Лео знал, что это было сказано жестко, что Юдифь, случись ей такое услышать, не смолчала бы. Она обязательно возразила бы, если бы он ей это сказал, но он не мог больше терпеть ее возражения. Он заставил ее слушать, следить за аргументацией Иоахима, это был его манифест, последний штрих в неправильной, бесплодной, несущественной, растраченной на чувственные удовольствия части его жизни. Девушку, которая присутствовала при дискуссии студентов и была в тексте Лео молчаливой слушательницей — это была дань, которую Лео отдавал уму Юдифи — в конце концов убедили более обоснованные аргументы Иоахима. Что же делает Иоахим? В чем соль диалога? Выйдя победителем в споре и рассчитывая завоевать симпатию девушки, он в финале дискуссии приносит ее симпатию в жертву своей ледяной духовной неумолимости, своему интеллектуальному высокомерию.
Короче говоря, когда Лео писал об этом, ему казалось, что его лихорадочность связана с возвратом болезни, с гриппом, но это был лишь прилив духовного возбуждения, чувство триумфа, которое горячей волной ударяло в голову. Вот таким, возвысившимся над жизнью, он хотел себя отныне в жизни чувствовать, он понял: это и было его предназначение.
Еще два дня он работал над этой статьей и блаженствовал, купаясь в счастливой эйфории. А достав из чемодана портативную пишущую машинку и напечатав текст, он уже знал: эта работа безупречна. Весь ход доказательств был неотразим, но отнюдь не одномерен. Диалог можно было интерпретировать как спор его подсознания и его сверх-Я,[10] а также как сведение счетов с его прежней жизнью и рабским пристрастием к настроениям и страстям с их банальными развязками, как необходимая со всемирно-исторической точки зрения проповедь монументальной этической позиции, а кроме того — как частный образчик его искусности, при восприятии которого строй внутренней безусловной логичности его аргументации не отходил на второй план.

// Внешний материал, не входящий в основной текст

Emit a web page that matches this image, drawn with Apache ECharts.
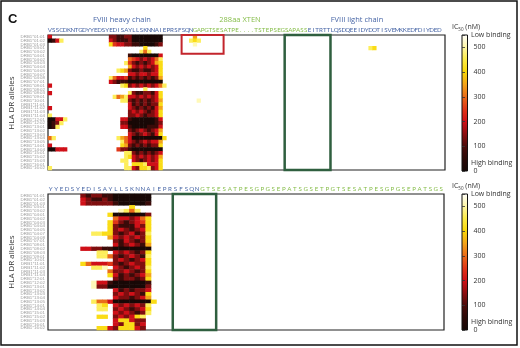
<!DOCTYPE html>
<html>
<head>
<meta charset="utf-8">
<script src="https://cdn.jsdelivr.net/npm/echarts@6/dist/echarts.min.js"></script>
<style>html,body{margin:0;padding:0;background:#fff}#main{width:520px;height:348px}</style>
</head>
<body>
<div id="main"></div>
<script>
// HLA DR alleles (rows)
var alleles = ['DRB1*01:01','DRB1*01:02','DRB1*01:03','DRB1*03:01','DRB1*03:02','DRB1*04:01','DRB1*04:02','DRB1*04:03','DRB1*04:04','DRB1*04:05','DRB1*04:07','DRB1*04:08','DRB1*07:01','DRB1*08:01','DRB1*08:02','DRB1*08:03','DRB1*09:01','DRB1*10:01','DRB1*11:01','DRB1*11:02','DRB1*11:03','DRB1*11:04','DRB1*12:01','DRB1*12:02','DRB1*13:01','DRB1*13:02','DRB1*13:03','DRB1*13:04','DRB1*13:05','DRB1*14:01','DRB1*14:04','DRB1*15:01','DRB1*15:02','DRB1*15:03','DRB1*16:01','DRB1*16:02'];

// sequences (columns)
var heavySeq = 'VSSCDKNTGDYYEDSYEDISAYLLSKNNAIEPRSFSQN'.split('');
var xtenSeq = 'GAPGTSESATPE....TSTEPSEGSAPASS'.split('');
var lightSeq = 'EITRTTLQSDQEEIDYDOTISVEMKKEDFDIYDED'.split('');
var bHeavySeq = 'YYEDSYEDISAYLLSKNNAIEPRSFSQN'.split('');
var bXtenSeq = 'GTSESATPESGPGSEPATSGSETPGTSESATPESGPGSEPATSGS'.split('');

// IC50 levels: 0 = ~10nM (black) ... 9 = ~510nM (pale), '.' = none
var level = {'0':10,'1':75,'2':140,'3':200,'4':250,'5':300,'6':350,'7':410,'8':460,'9':510};

// top panel, cols 0..40
var topRows = [
  '3....' + '...........' + '22112200000000.' + '......' + '.6..',
  '0138.' + '...........' + '32111200000000.' + '......' + '878.',
  '.....' + '...........' + '74332211000012.' + '......' + '.9..',
  '.....' + '...........' + '.........7.....' + '......' + '....',
  '.....' + '...........' + '........858....' + '......' + '....',
  '.....' + '...........' + '.....100000003.' + '......' + '....',
  '.....' + '...........' + '.....543232358.' + '......' + '....',
  '.....' + '...........' + '....8421212367.' + '......' + '....',
  '.....' + '...........' + '.....632323237.' + '......' + '....',
  '.....' + '...........' + '..876211211237.' + '......' + '....',
  '.....' + '...........' + '.....332332337.' + '......' + '....',
  '.....' + '...........' + '85334121212126.' + '......' + '....',
  '.....' + '...........' + '32111000000000.' + '......' + '....',
  '3....' + '...........' + '...872323232358' + '......' + '....',
  '.....' + '...........' + '.........8.....' + '......' + '....',
  '3....' + '...........' + '.....821122137.' + '......' + '....',
  '.....' + '...........' + '.8568332323237.' + '......' + '....',
  '.....' + '...........' + '...88212121236.' + '......' + '..9.',
  '.....' + '...........' + '.....312121227.' + '......' + '....',
  '3....' + '...........' + '.....321212136.' + '......' + '....',
  '.....' + '...........' + '.....232321237.' + '......' + '....',
  '8....' + '...........' + '.....223212237.' + '......' + '....',
  '00338' + '...........' + '...33100000013.' + '......' + '....',
  '0128.' + '...........' + '...22000000012.' + '......' + '....',
  '018..' + '...........' + '...33100001113.' + '......' + '....',
  '.....' + '...........' + '.....212321236.' + '......' + '....',
  '.....' + '...........' + '.....321232137.' + '......' + '....',
  '58...' + '...........' + '..8653000000007' + '......' + '....',
  '.....' + '...........' + '...85321232336.' + '......' + '....',
  '3....' + '...........' + '...76212121227.' + '......' + '....',
  '00333' + '...........' + '..422100000000.' + '......' + '....',
  '.....' + '...........' + '....8821212123.' + '......' + '....',
  '.....' + '...........' + '....8732323236.' + '......' + '....',
  '.....' + '...........' + '...88.32123237.' + '......' + '....',
  '.....' + '...........' + '....8.77783337.' + '......' + '....',
  '8....' + '...........' + '....8832778237.' + '......' + '....'
];
// isolated cells in the light chain [col, row, level]
var topExtra = [[84, 3, '8'], [85, 3, '7']];

// bottom panel, cols 0..19
var bottomRows = [
  '......2122110000000.',
  '......3211210000000.',
  '......3222221000001.',
  '...............7....',
  '.............9858...',
  '...........70000002.',
  '............5332357.',
  '...........74212347.',
  '...........72111327.',
  '...........72321237.',
  '........88772123128.',
  '...........63232327.',
  '............2132127.',
  '............3123216.',
  '......3322110000000.',
  '.........88.3232127.',
  '.........8852123218.',
  '............2321237.',
  '......7533342123227.',
  '........889.3212328.',
  '...........52232127.',
  '...........73121236.',
  '............2122127.',
  '........93310000001.',
  '........92200000002.',
  '............3121223.',
  '............2323217.',
  '............3221236.',
  '........855300000007',
  '.........87.3232328.',
  '.........88.2321237.',
  '............3232128.',
  '.........77.232378..',
  '............377322..',
  '............327723..',
  '.........773277732..'
];

// boxes: [colStart, colEnd, rowStart, rowEnd]
var redBox = [35, 45, 0, 4];
var greenBoxTop = [62, 73, 0, 35];
var greenBoxBottom = [23, 30, 0, 35];

var colorTicks = [0, 100, 200, 300, 400, 500];
var ramp = ['#140806','#2a0907','#4a0c0a','#8c0e10','#cf1018','#e03618','#ea6c1a','#f3a41a','#f9d80a','#fcec48','#fff7a8','#ffffff'];

var topSeq = heavySeq.concat(xtenSeq, lightSeq, [' ']);
var bottomSeq = bHeavySeq.concat(bXtenSeq);
var nHeavyTop = heavySeq.length, nXtenTop = xtenSeq.length;

function toCells(rows, extra) {
  var out = [];
  rows.forEach(function (s, r) {
    for (var c = 0; c < s.length; c++) {
      if (s[c] !== '.') out.push([c, r, level[s[c]]]);
    }
  });
  (extra || []).forEach(function (e) { out.push([e[0], e[1], level[e[2]]]); });
  return out;
}

var blue = '#4866a6', green = '#86bd4a';
var gradStops = ramp.map(function (c, i) { return { offset: 1 - i / (ramp.length - 1), color: c }; });

function idxCats(n) { var a = []; for (var i = 0; i < n; i++) a.push(String(i)); return a; }

function seqAxis(grid, seq, nBlue, fs) {
  return {
    type: 'category', gridIndex: grid, position: 'top', data: idxCats(seq.length),
    axisLine: { show: false }, axisTick: { show: false }, splitLine: { show: false },
    axisLabel: {
      interval: 0, fontSize: fs, margin: 2, fontFamily: 'Lato',
      formatter: function (v) { return seq[+v]; },
      color: function (v) {
        var i = +v;
        if (grid === 0) return (i < nHeavyTop || i >= nHeavyTop + nXtenTop) ? blue : green;
        return i < nBlue ? blue : green;
      }
    }
  };
}
function alleleAxis(grid) {
  return {
    type: 'category', gridIndex: grid, inverse: true, data: alleles,
    axisLine: { show: false }, axisTick: { show: false }, splitLine: { show: false },
    axisLabel: { interval: 0, fontSize: 4.4, color: '#9a9a9a', margin: 3 }
  };
}
function barAxis(grid) {
  return {
    type: 'value', gridIndex: grid, min: 0, max: 550, interval: 100, position: 'right',
    axisLine: { show: false }, splitLine: { show: false },
    axisTick: { show: true, length: 3, lineStyle: { color: '#333', width: 0.8 } },
    axisLabel: { fontSize: 7, color: '#333', margin: 6, fontFamily: 'Open Sans',
      formatter: function (v) { return v > 500 ? '' : String(v); } }
  };
}

var txt = function (t, x, y, o) {
  o = o || {};
  return { type: 'text', x: x, y: y, rotation: o.rot || 0, silent: true,
    style: { text: t, fill: o.color || '#333', fontSize: o.size || 7, fontWeight: o.weight || 'normal',
      fontFamily: o.font || 'Open Sans', align: o.align || 'left', verticalAlign: 'middle', rich: o.rich } };
};
var icRich = { a: { fontSize: 7, fill: '#333', fontFamily: 'Open Sans' }, s: { fontSize: 4.5, fill: '#333', verticalAlign: 'bottom', padding: [5, 0, 0, 0], fontFamily: 'Open Sans' } };

var chart = echarts.init(document.getElementById('main'), null, { renderer: 'canvas' });
chart.setOption({
  animation: false,
  backgroundColor: '#fff',
  grid: [
    { left: 48, top: 35, width: 397, height: 135, show: true, borderColor: '#222', borderWidth: 1.2 },
    { left: 48, top: 194, width: 396, height: 136, show: true, borderColor: '#222', borderWidth: 1.2 },
    { left: 462, top: 35, width: 5.5, height: 136, show: true, borderColor: '#111', borderWidth: 1,
      backgroundColor: new echarts.graphic.LinearGradient(0, 0, 0, 1, gradStops) },
    { left: 462, top: 194, width: 5.5, height: 136, show: true, borderColor: '#111', borderWidth: 1,
      backgroundColor: new echarts.graphic.LinearGradient(0, 0, 0, 1, gradStops) }
  ],
  xAxis: [
    seqAxis(0, topSeq, 0, 6.2),
    seqAxis(1, bottomSeq, bHeavySeq.length, 6.2),
    { type: 'value', gridIndex: 2, show: false, min: 0, max: 1 },
    { type: 'value', gridIndex: 3, show: false, min: 0, max: 1 }
  ],
  yAxis: [alleleAxis(0), alleleAxis(1), barAxis(2), barAxis(3)],
  visualMap: { type: 'continuous', show: false, min: 0, max: 550, seriesIndex: [0, 1], inRange: { color: ramp } },
  series: [
    { type: 'heatmap', xAxisIndex: 0, yAxisIndex: 0, data: toCells(topRows, topExtra), itemStyle: { borderWidth: 0 }, emphasis: { disabled: true } },
    { type: 'heatmap', xAxisIndex: 1, yAxisIndex: 1, data: toCells(bottomRows), itemStyle: { borderWidth: 0 }, emphasis: { disabled: true } }
  ]
});

function boxRect(grid, b, color, lw, id) {
  var p0 = chart.convertToPixel({ gridIndex: grid }, [b[0], b[2]]);
  var p1 = chart.convertToPixel({ gridIndex: grid }, [b[1], b[3]]);
  var q = chart.convertToPixel({ gridIndex: grid }, [b[0] + 1, b[2] + 1]);
  var hw = (q[0] - p0[0]) / 2, hh = (q[1] - p0[1]) / 2;
  return { type: 'rect', id: id, silent: true, z: 10,
    shape: { x: p0[0] - hw, y: p0[1] - hh, width: p1[0] - p0[0] + 2 * hw, height: p1[1] - p0[1] + 2 * hh },
    style: { fill: 'none', stroke: color, lineWidth: lw } };
}

chart.setOption({
  graphic: [
    { type: 'rect', id: 'frame', silent: true, shape: { x: 1, y: 1, width: 516, height: 344 }, style: { fill: 'none', stroke: '#111', lineWidth: 1.5 } },
    boxRect(0, redBox, '#c3252c', 2, 'red'),
    boxRect(0, greenBoxTop, '#2f5f3f', 2.5, 'g1'),
    boxRect(1, greenBoxBottom, '#2f5f3f', 2.5, 'g2'),
    txt('C', 8, 19, { size: 13, weight: 'bold', color: '#111', font: 'Liberation Sans' }),
    txt('FVIII heavy chain', 122, 20, { align: 'center', color: blue, size: 7.5 }),
    txt('288aa XTEN', 240, 20, { align: 'center', color: green, size: 7.5 }),
    txt('FVIII light chain', 357, 20, { align: 'center', color: blue, size: 7.5 }),
    txt('HLA DR alleles', 12, 103, { align: 'center', rot: Math.PI / 2, size: 8 }),
    txt('HLA DR alleles', 12, 262, { align: 'center', rot: Math.PI / 2, size: 8 }),
    txt('{a|IC}{s|50}{a| (nM)}', 452, 27, { rich: icRich }),
    txt('Low binding', 471, 34.5),
    txt('High binding', 471, 163),
    txt('{a|IC}{s|50}{a| (nM)}', 452, 186, { rich: icRich }),
    txt('Low binding', 471, 194),
    txt('High binding', 471, 322)
  ]
});
</script>
</body>
</html>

Когда Лео надписал адрес Юдифи на конверте, вложил в него статью и понес на почту, он вдруг почувствовал — первый луч весеннего солнца! По дороге на почту он в мрачном возбуждении поглядывал на солнце — словно растение, которое только-только начинает прорастать. Моя жизнь в конечном счете растительна, подумал он, и это не суждение, а факт. Таков я, так мне и надлежит жить. Беспокойство охватило его, когда он задумался о внесексуальных импликациях этого образа.
Он сидел дома в кресле и пил чай. Обнаженная рука Юдифи, прекрасная, словно изваянная из мрамора, лежащая поверх одеяла — что же он тогда сказал? Даже в постели ты не можешь обойтись без сигареты. Ее суровое лицо, некрасивое, и такое прекрасное. Это был вовсе не образ, а четкое знание того, что все так и было, и он не прильнул к ней. Что она сказала? Ты напоминаешь мне Тристрама Шенди. Ну, с этим все теперь ясно. Окончательно. С этим покончено согласно его программе. Ах, проклятая головная боль. Боль, которая сначала рассеивается где-то в диафрагме, и словно газ, молекулы которого снабжены острыми крючьями, распространяется по кишечнику, пробирается вверх по позвоночнику и, достигая головы, материализуется, теперь это поток раскаленного свинца, он растекается по голове до самого лба и, чудо жизни, вытекает из носу в виде банальных соплей… Все-таки, собираясь на почту, надо было, видимо, надеть что-то на голову. После долгих дней апатии, когда он вяло копался в материалах своей диссертации и ничего не понимающим взглядом взирал на листок с идеями, как он его называл (идея для статьи:…), пил чай, дремал и спал, он понял, что эта неделя сильных страданий и боли разлуки была счастливейшей неделей в его жизни. Размолвка с Юдифью, размолвка в прямом смысле этого слова, сделала его счастливым, а его жизнь — осмысленно продуктивной, но теперь, поскольку все было кончено, ему грозило погружение в прежнюю летаргию, от которой он прежде лишь на краткое время освобождался с помощью эротических фантазий, но которые он теперь себе запретил собственным властным решением предаться целиком делу. Он оказался в состоянии написать блестящую статью, потому что осознал необходимость отречения — от Юдифи, от жизни, в которой она служила объектом его вожделений. Потому что осознал необходимость абсолютной чистоты мысли, бескомпромиссной отдачи своему делу, сохранить которую можно было только при исключительной концентрации.